The six suites are unique in several ways. Dieupart was the first French composer to publish his harpsichord pieces under the title of suites. Such editions were usually printed as pièces de clavecin, and later Couperin presented them as ordres. Also notable is that every suite opens with an ouverture rather than a prélude. This is a clear reference to the operas by Jean-Baptiste Lully which were still very much the standard at the time Dieupart composed his suites. Whereas in French collections of harpsichord pieces the performer could pick and choose the pieces as he liked or the pieces were ordered according to key with a different number of movements, Dieupart's suites follow a structured pattern. In every suite the overture is followed by six dances: allemande, courante, sarabande, gavotte, menuet and gigue. Only the Suite No. 2 in D derives from this as the menuet is replaced by a passepied. This kind of suites was more common in Germany than in France, and there is general agreement that Bach was influenced by Dieupart's suites when he composed several collections of suites. It is known that he copied Dieupart's suites when he was employed at the court of Duke Wilhelm Ernst von Sachsen-Weimar. Bach was not the only one who was interested in Dieupart's suites. Copies of the collection have been preserved across the continent.

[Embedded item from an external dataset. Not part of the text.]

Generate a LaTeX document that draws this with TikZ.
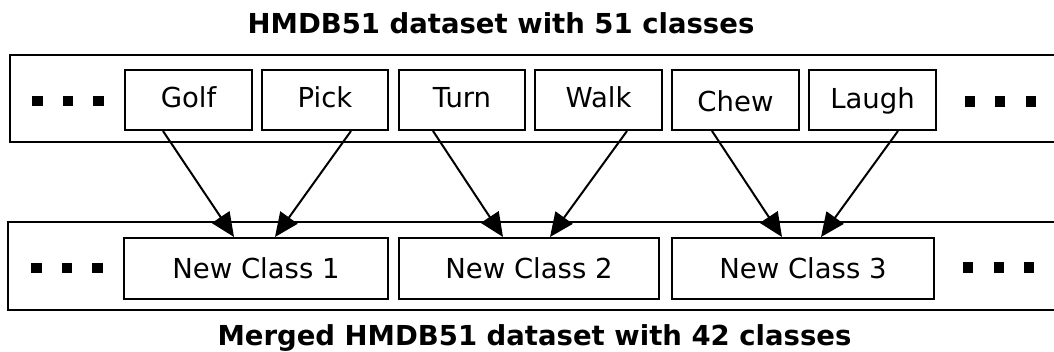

These suites show considerable contrasts between the various movements which is underlined by Fernando Miguel Jalôto. That especially concerns the tempi. The allemandes are quite slow; slower than I am used to hear in performances of harpsichord suites. This seems to be in line with how Jalôto analyses these suites: "Even in the rare vivacious movements, such as the Gigues and the reprises of the Ouvertures, Dieupart's suites are always tender and delicate in expressionm, with eloquent cantabile melodies, sophisticated ornamentation and a very sure command of harmony". He also refers to the overtures as "attempts to translate orchestral forms to a keyboard instrument". This is expressed here by coupling the manuals which creates a kind of 'orchestral sound'. The overture from the Suite No. 1 in A includes some notable harmonic progressions.

I would probably have preferred the allemandes to have been played a little faster but Jalôto plays them very well. Despite the pretty slow tempi he manages to keep the musical flow alive. The allemandes don't come to a standstill and don't fall apart. The same goes for the sarabandes where the slow tempi are more obvious. One should not get the impression that Jalôto only plays slowly; pieces such as gavotte and gigue get the vivacious tempi they need. He plays an interesting instrument: a copy of a harpsichord from around 1690 - not much earlier than Dieupart composed his suites. It has a strong and penetrating sound, especially in the discant, and therefore it is probably advisable not to turn your volume control too high.

This is definitely a most interesting set. These suites were probably not available on disc - in 1998 Huguette Grémy-Chauliac recorded these suites for the French label Pierre Verany, but I don't know if that was easily accessible or whether it is still available. She needed just one disc, probably due to faster tempi and maybe to more modesty in the application of repeats. For his interpretation Jalôto refers to a French treatise of 1702 which says that the performer should give a piece the tempo "which satisfies his own taste" rather than the tempo which the composer tried to indicate by the time signature. Whether that view is universally applicable is an open question, but the result in this particular case is satisfying.

The fact that these suites are not that well known — at least not in their harpsichord version — their quality and the level of performance are ample justification to label this set Recording of the Month.